Desperté en el hospital. Vi a mi padre y supe que algo andaba mal, así dopado como estaba lo vi serio, quieto de rabia y miedo. Mi madre lloraba en un sillón, se paró y me abrazó cuando me vio con los ojos abiertos. No me dolía nada ni sabía qué pasaba. Un doctor y una enfermera entraron, dijeron cosas que no entendí, me inyectaron algo y me dormí. Cuando desperté sólo estaba mi hermana. Me contó que tuve un accidente: “Dicen que en las cámaras se ve que llevabas mucho zigzagueando a casi 200 kilómetros por hora, que el vocho con el que chocaste iba bien, la gente que vio el choque dice que no frenaste y no hay marcas en el pavimento… saliste positivo en el examen de alcohol… dicen que ibas muy borracho… estuvo muy fuerte, el accidente… el vochito se partió a la mitad y las dos partes salieron volando para diferentes lados. Mira… no sé cómo decirte, pero… en el vocho iba una familia, papá, mamá, tres niños… toda una familia… no sobrevivió nadie… también… este… tu amiga, la que iba contigo, se murió, no llevaba el cinturón y salió volando por el parabrisas.
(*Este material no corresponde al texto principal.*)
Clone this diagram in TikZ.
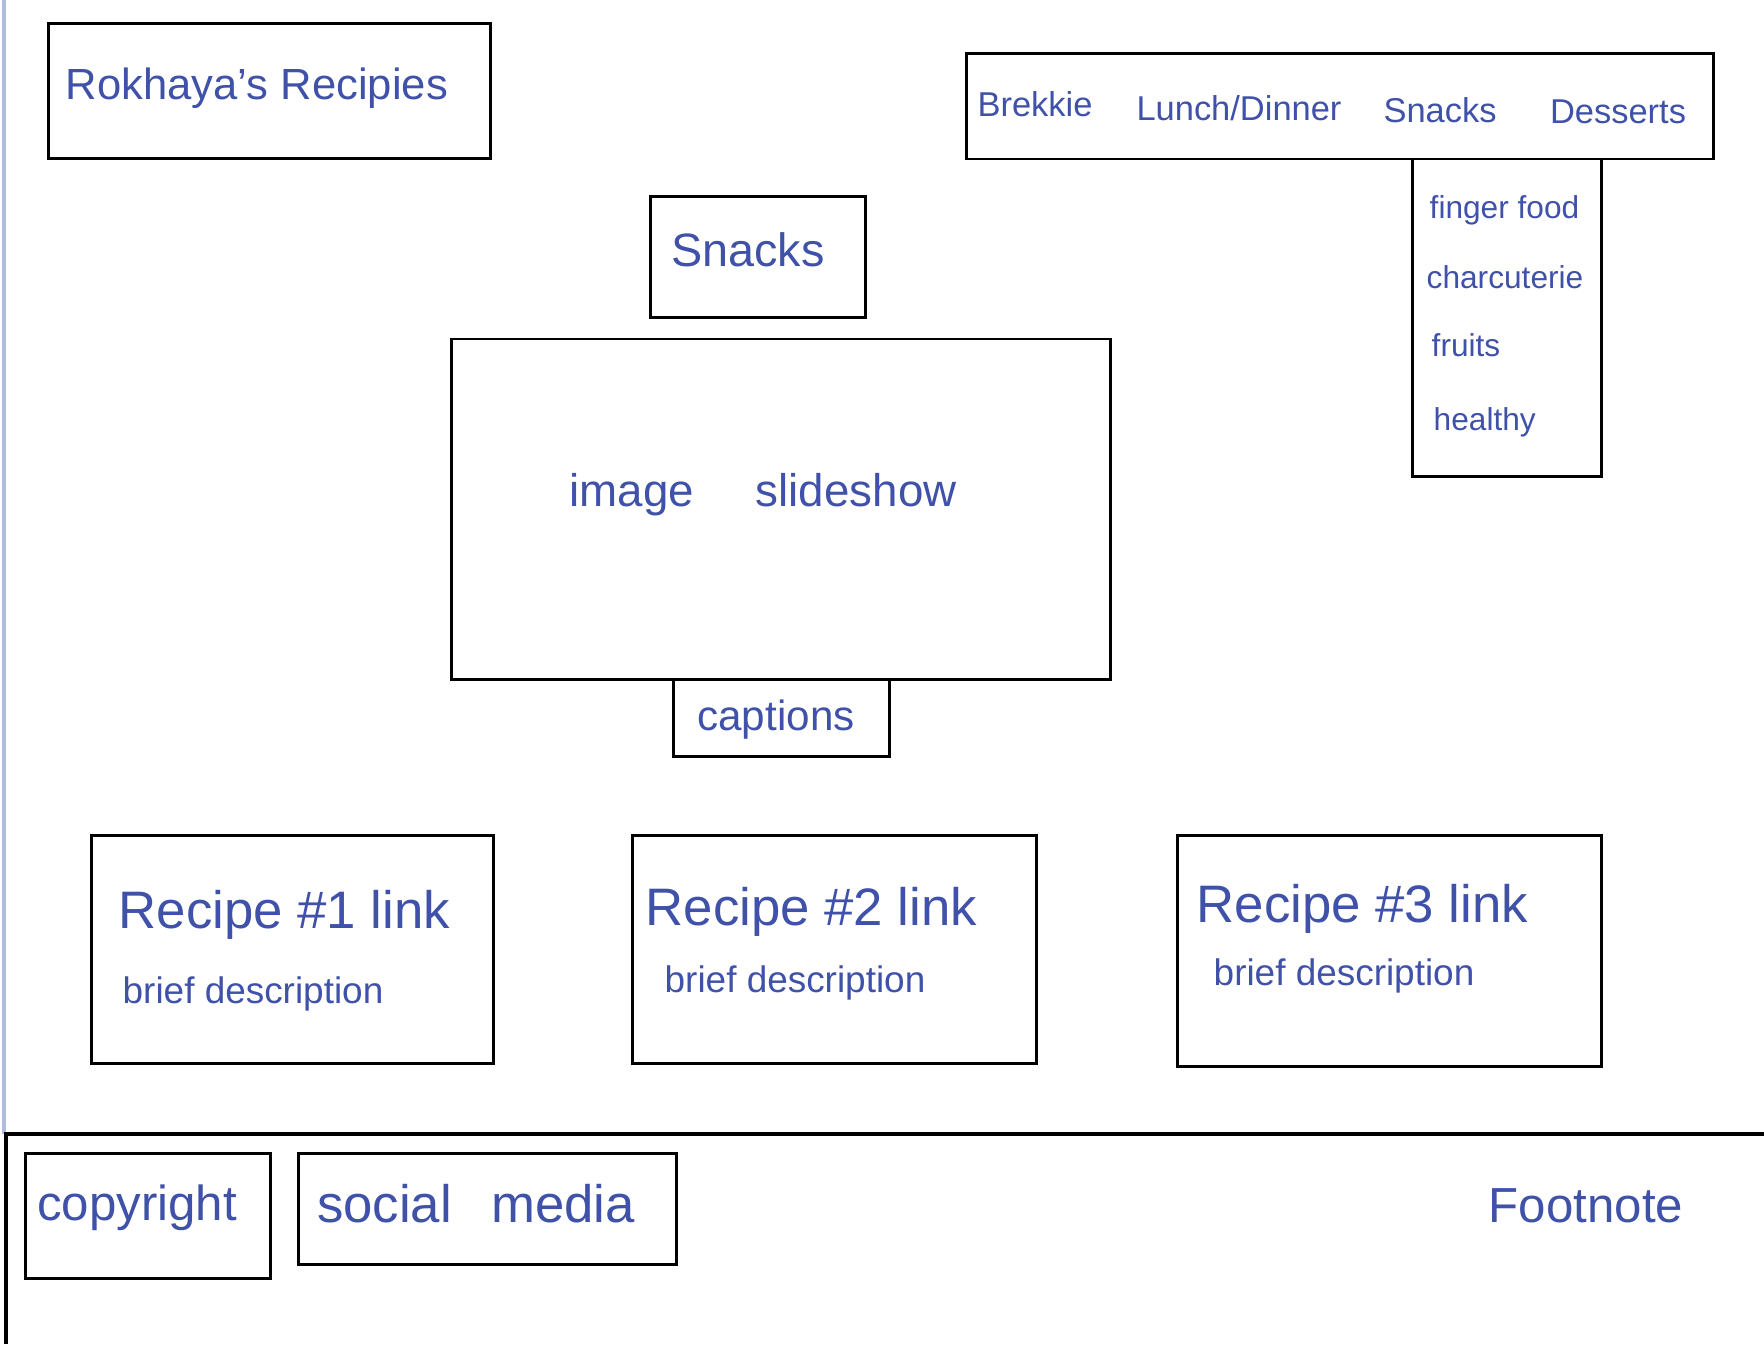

Nadie ha venido a identificarla, ¿sabes a quién hay que avisarle?” Me dolió la panza, creo que vomité, no podía creerlo, intenté recordar, seguro se equivocaba, ella no estuvo ahí, quería recordar, tenía que recordar, pero no había nada en mi cabeza, todo estaba en blanco. Cerré los ojos, me apreté la cabeza con ambas manos, grité y algo se me rompió dentro del pecho, comencé a llorar, a balbucear, a recordar. “No lo vi, lo juro”, dije. Ese vocho salió de pronto, en el retorno, pero yo iba muy cerca o muy rápido, no pude parar. No recuerdo siquiera si pisé el freno. Fue un golpe seco, eso lo recuerdo, pero después, nada. “No puede ser. No es real”, dije. Pero era verdad. Murió. La princesa yaqui murió. La maté. Yo la maté. Los maté a todos. No debió pasar, no tenía que terminar así, fue un accidente, iba borracho, los dos íbamos borrachos… recuerdo que salimos, que le tomé la mano y luego… yo no quería que se fuera, tendríamos que haber despertado tumbados en la sala, yo quería que se quedará, no quería manejar, se lo dije, se negó… ella era una india yaqui, no parecía, pero ella me lo dijo y yo le creí.